10 febbraio 2020 - 11:27

I dati di gennaio dei casinò italiani sono fortemente positivi, ma l'attenzione deve restare alta.

Scritto da Anna Maria Rengo
Casinò, un tesoretto da non disperdere

Gennaio fortemente positivo per i casinò italiani, e il primo scampolo di dati di febbraio, quelli relativi all'andamento di quello di Sanremo nella settimana del Festival della canzone, conferma che la ripresa è possibile.

Come del resto, anche il 2019 è stato un anno positivo, visto che sia Sanremo che Saint Vincent l'hanno chiuso registrando una crescita degli incassi. Da tempo non si vedevano risultati del genere, e questo deve fare ben sperare sul fatto che il “fondo” sia stato toccato e che una ripresa sia possibile. Una ripresa che può essere attribuita a più fattori, dalla limitazione del gioco pubblico (e annesso effetto espulsivo) che è ormai una costante in tutte le regioni italiane, alla chiusura del Casinò Campione, che però sembra avere avvantaggiato princalmente le case da gioco ticinesi.

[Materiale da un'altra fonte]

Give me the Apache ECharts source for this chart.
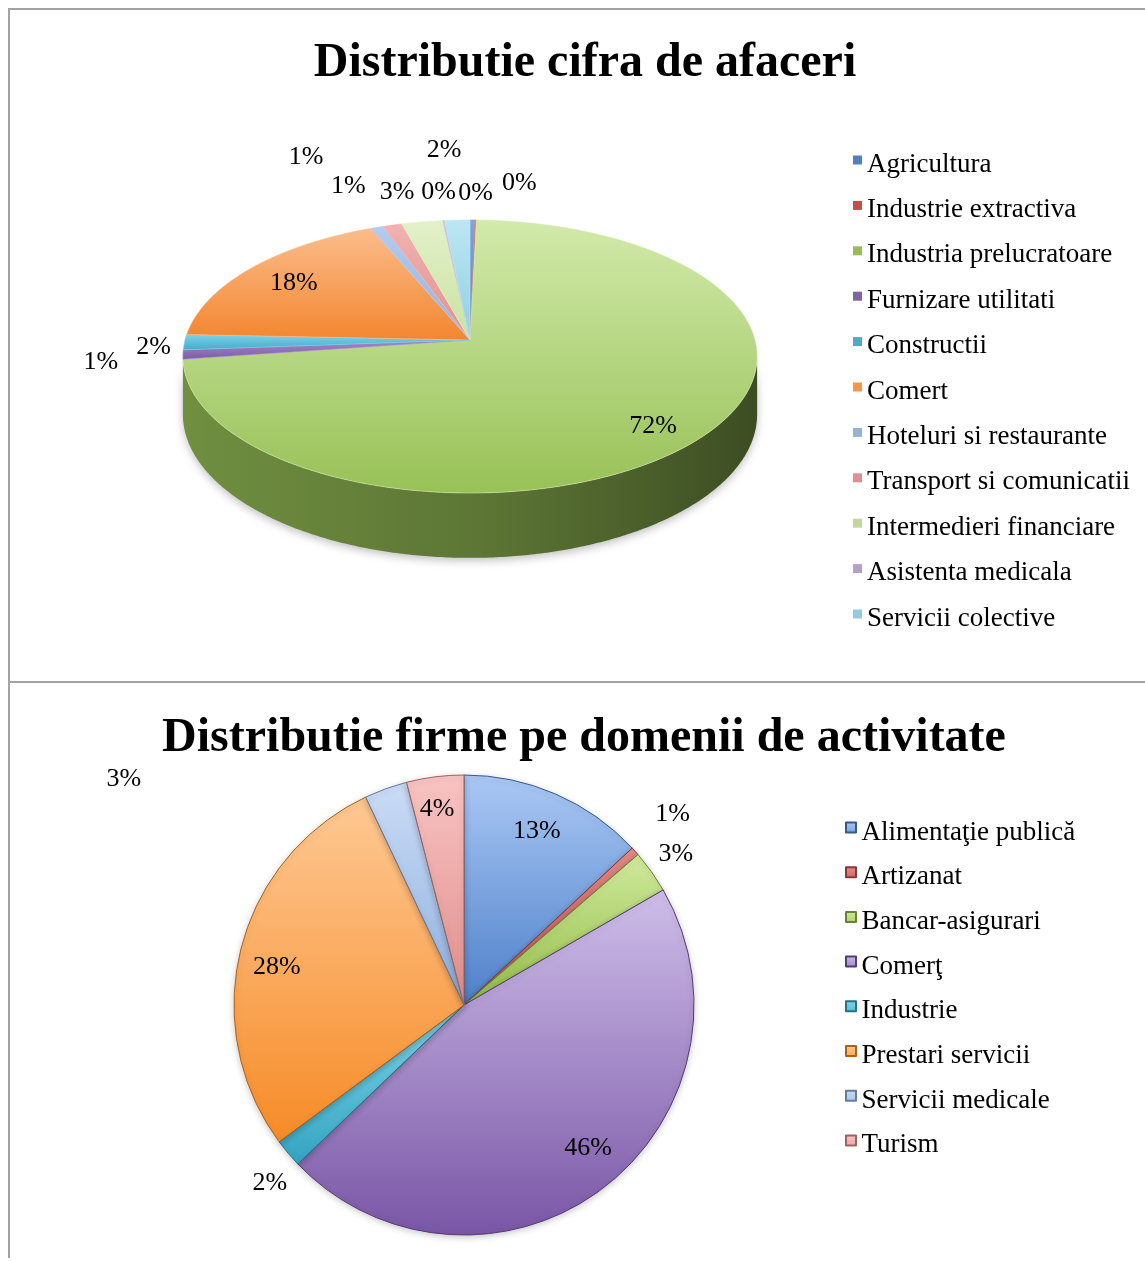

Di certo, nella nuova legislatura ci sono stati anche provvedimenti e prese di posizione fortemente contrari al gioco, assai più che ai casinò, e anche questo può aver “giovato”, sia pure come contraccolpo. Basti pensare all'aumento della tassazione, anche sulle vincite, all'abbassamento del payout, o anche all'introduzione dell'obbligo di utilizzare la tessera sanitaria per giocare alle Vlt. E di certo, i tanti proclami, soprattutto del Movimento 5 Stelle, contro il gioco, hanno avuto come mira quello pubblico, e assai difficilmente i casinò sono stati chiamati in causa.

Senza dimenticare infine il decreto Dignità, che ha vietato tout court la pubblicizzazione di tutte le location di gioco (oltre che tutti i giochi, online compresi), penalizzando di più, come è normale, quelle che non hanno una storia decennale alle spalle, come sono appunto i casinò tricolori, anche se ovviamente la misura non è stata indifferente neanche per il loro business attuale e futuro.

I casinò non devono però illudersi di poter tornare ai fasti del passato: il fascino di roulette francese e chemin de fer si è ormai appannato, e se le loro slot sono fortemente concorrenziali, assai difficilmente si tornerà alla situazione ante-2005, quando cioè esse esistevano solo al loro interno.

Ma che una quota di mercato possa essere recuperata, lo mostrano appunto non tanto i dati di gennaio, che per quanto ottimi si riferiscono a un solo mese, ma quelli dell'intero anno passato. Si può tornare a crescere, ma a ben precise condizioni, che implicano anche un ripensamento del modello casinò, sia per quanto attiene l'offerta che nei contenimento dei costi gestionali, se si vuole che la ripresa abbia i suoi benefici effetti anche sul territorio di riferimento e che dunque serva a consolidare i bilanci.

Quale sia il nuovo modello cui tendere è un compito che spetta agli attuali manager, che per quanto ingaggiati da società interamente pubbliche devono ragionare, almeno per quanto attiene il business, con logiche da privati.
Senza esagerare, però: se i casinò sono stati investiti solo di striscio dalla burrasca mediatica innescata dalla stessa politica, è perché la loro proprietà pubblica, seppure criticabile sotto altri aspetti, li ha comunque posti su un piano privilegiato quanto ad argine al gioco patologico e legame con il territorio. La sfida 2020 è dunque ardua: ma stavolta si parte con dati in crescita. E non capitava da tanto, troppo tempo. Al puntto da pensare che sarebbe anche potuto non ricapitare.